RAF Exeter began life as a civil airfield, but it was built with an eye on war. When the RAF needed a modern, all-weather fighter station in the South West, Exeter was ready to be turned into one.
From civil airport to RAF station (1937 to mid-1940)
Exeter opened as an airport in 1937. On the day Britain entered the war in September 1939, it was taken over by the Air Ministry. The wartime conversion was substantial: three asphalt runways were laid, hangars and technical facilities added, and the airfield expanded. This was not a token requisition. Exeter was being made into a proper fighter station, capable of operating when grass fields were waterlogged and useless.
Alongside the building work, experimental and research activity arrived early, including armament and gunnery trials linked to Farnborough. That sort of work suited Exeter because it had space, new surfaces, and relative freedom from the constant pressure of the South East.
The Battle of Britain’s western edge (July 1940 onwards)
Exeter became officially operational as an RAF station on 6 July 1940. The first front-line fighter squadrons to base there were No. 213 Squadron (from 18 June 1940) and No. 87 Squadron (from 5 July), flying Hurricanes.
Their job was the unglamorous but necessary business of defending the Channel approaches, shipping, and key naval points such as Portland, while also being pulled east as wider crises demanded. Exeter’s fighters were heavily engaged through the summer of 1940. It sat at the far western edge of the Battle of Britain story, but it was still in the fight, scrambling to raids along the coast and taking losses as well as claiming victories.
Night fighting and a busy 1941 to 1943
As the air war shifted, Exeter’s role broadened. Night defence became important, and specialist units rotated through. A Polish-manned Defiant night-fighter squadron is particularly associated with Exeter, and convoy patrols and coastal sorties became routine as the threat changed from daylight mass raids to a mixture of night attacks and maritime problems.
The station was also attacked. During the spring of 1941, Exeter suffered heavy raids that damaged buildings and destroyed aircraft. Like other fighter stations, it answered with repairs, dispersal, and the hardening of defences. Through 1942, Exeter’s operational flying included night patrols and anti-shipping work, with the resident squadrons changing as needs shifted.
By April 1943, the departure of the longest-stay operational squadron marked another change, and Exeter began to look less like a permanent fighter sector base and more like a useful asset that could be re-tasked quickly.
USAAF Station 463: the 440th Troop Carrier Group (April to September 1944)

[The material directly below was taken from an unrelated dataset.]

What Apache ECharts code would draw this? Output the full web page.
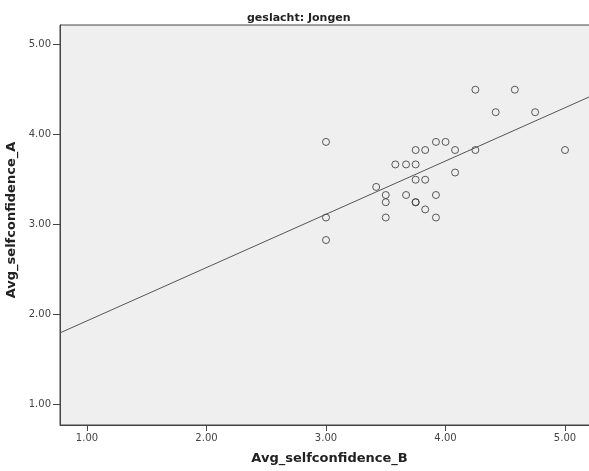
<!DOCTYPE html>
<html>
<head>
<meta charset="utf-8">
<script src="https://cdn.jsdelivr.net/npm/echarts@6/dist/echarts.min.js"></script>
<style>
html,body{margin:0;padding:0;background:#fff;}
#chart{width:589px;height:471px;}
</style>
</head>
<body>
<div id="chart"></div>
<script>
var chartTitle = 'geslacht: Jongen';
var xName = 'Avg_selfconfidence_B';
var yName = 'Avg_selfconfidence_A';
var xB = [4.25,4.58,4.42,4.75,3.00,3.92,4.00,3.75,3.83,4.08,4.25,5.00,3.58,3.67,3.75,3.75,3.83,4.08,3.42,3.50,3.67,3.92,3.50,3.75,3.75,3.83,3.00,3.50,3.92,3.00];
var yA = [4.50,4.50,4.25,4.25,3.92,3.92,3.92,3.83,3.83,3.83,3.83,3.83,3.67,3.67,3.67,3.50,3.50,3.58,3.42,3.33,3.33,3.33,3.25,3.25,3.25,3.17,3.08,3.08,3.08,2.83];
var xTicks = [1,2,3,4,5];
var yTicks = [1,2,3,4,5];
var fitIntercept = 1.34;
var fitSlope = 0.592;

var xMin = 0.774, xMax = 5.251;
var yMin = 0.775, yMax = 5.219;

var points = xB.map(function(x, i){ return [x, yA[i]]; });
var fitLine = [[xMin, fitIntercept + fitSlope * xMin], [xMax, fitIntercept + fitSlope * xMax]];

var chart = echarts.init(document.getElementById('chart'), null, {renderer:'canvas'});
var fontFam = 'DejaVu Sans';
chart.setOption({
  animation: false,
  backgroundColor: '#ffffff',
  title: {
    text: chartTitle,
    left: 242, top: 8,
    textStyle: {fontFamily: fontFam, fontSize: 11, fontWeight: 'bold', color: '#222'}
  },
  grid: {
    left: 60, top: 25, width: 535, height: 400,
    outerBoundsMode: 'none', containLabel: false,
    show: true, backgroundColor: '#efefef', borderColor: '#444', borderWidth: 1
  },
  xAxis: {
    type: 'value', min: xMin, max: xMax,
    name: xName, nameLocation: 'middle', nameGap: 27,
    nameTextStyle: {fontFamily: fontFam, fontSize: 13, fontWeight: 'bold', color: '#222', padding:[0,0,0,4]},
    axisLine: {show: true, onZero: false, lineStyle: {color: '#444', width: 1}},
    axisTick: {show: true, length: 6, customValues: xTicks, lineStyle: {color: '#444'}},
    axisLabel: {customValues: xTicks, margin: 8, fontFamily: fontFam, fontSize: 10, color: '#444',
      formatter: function(v){ return v.toFixed(2); }},
    splitLine: {show: false}
  },
  yAxis: {
    type: 'value', min: yMin, max: yMax,
    name: yName, nameLocation: 'middle', nameGap: 33,
    nameTextStyle: {fontFamily: fontFam, fontSize: 13, fontWeight: 'bold', color: '#222', padding:[0,0,6,10]},
    axisLine: {show: true, onZero: false, lineStyle: {color: '#444', width: 1}},
    axisTick: {show: true, length: 7, customValues: yTicks, lineStyle: {color: '#444'}},
    axisLabel: {customValues: yTicks, margin: 9, fontFamily: fontFam, fontSize: 10, color: '#444',
      formatter: function(v){ return v.toFixed(2); }},
    splitLine: {show: false}
  },
  series: [
    {
      type: 'line', data: fitLine, symbol: 'none', silent: true,
      lineStyle: {color: '#555', width: 1}, clip: true
    },
    {
      type: 'scatter', data: points, symbol: 'circle', symbolSize: 7,
      itemStyle: {color: 'rgba(0,0,0,0)', borderColor: '#333', borderWidth: 1}
    }
  ]
});
</script>
</body>
</html>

In April 1944, Exeter was handed over to the United States Army Air Forces and became USAAF Station 463. Four squadrons of the 440th Troop Carrier Group arrived to train for the invasion of Normandy.
This is Exeter’s other defining wartime chapter. Troop carrier work was repetitive, technical and dangerous. Crews practised formation flying at low level, towing gliders, and working with airborne troops. On D-Day and the days immediately following, the group flew sorties carrying paratroopers and supplies into Normandy, and it took losses doing it. In September 1944 the unit moved to France as the front advanced.
Training Command and the return to peace (1945 to 1946)
After the Americans departed, RAF use resumed on a smaller scale. In January 1945 the station transferred to Training Command, and glider training became a feature, with tug aircraft and gliders operating in the area.
The end of the war did not instantly empty the airfield. RAF units continued to come and go in 1945 and 1946. Exeter even saw early jets, with Meteors appearing in 1946.
In January 1946 the airfield was handed to the Ministry of Civil Aviation, and the RAF finally left later in 1946, though some gliding activity continued afterwards.
What RAF Exeter became
Exeter’s post-war story is the story of many wartime airfields that had started as civilian sites: it returned to civil flying, engineering, and commercial aviation, evolving into today’s airport. But the wartime footprint is still there if you know what to look for. The runways, dispersals, and defensive works were built for a short, urgent period, and then quietly folded back into peacetime life.
Exeter’s importance in the Second World War sits in two clear roles. In 1940 it was a working Fighter Command station fighting on the western margin of the Battle of Britain. In 1944 it became a troop carrier base preparing for, and then flying, the opening moves of the liberation of Western Europe.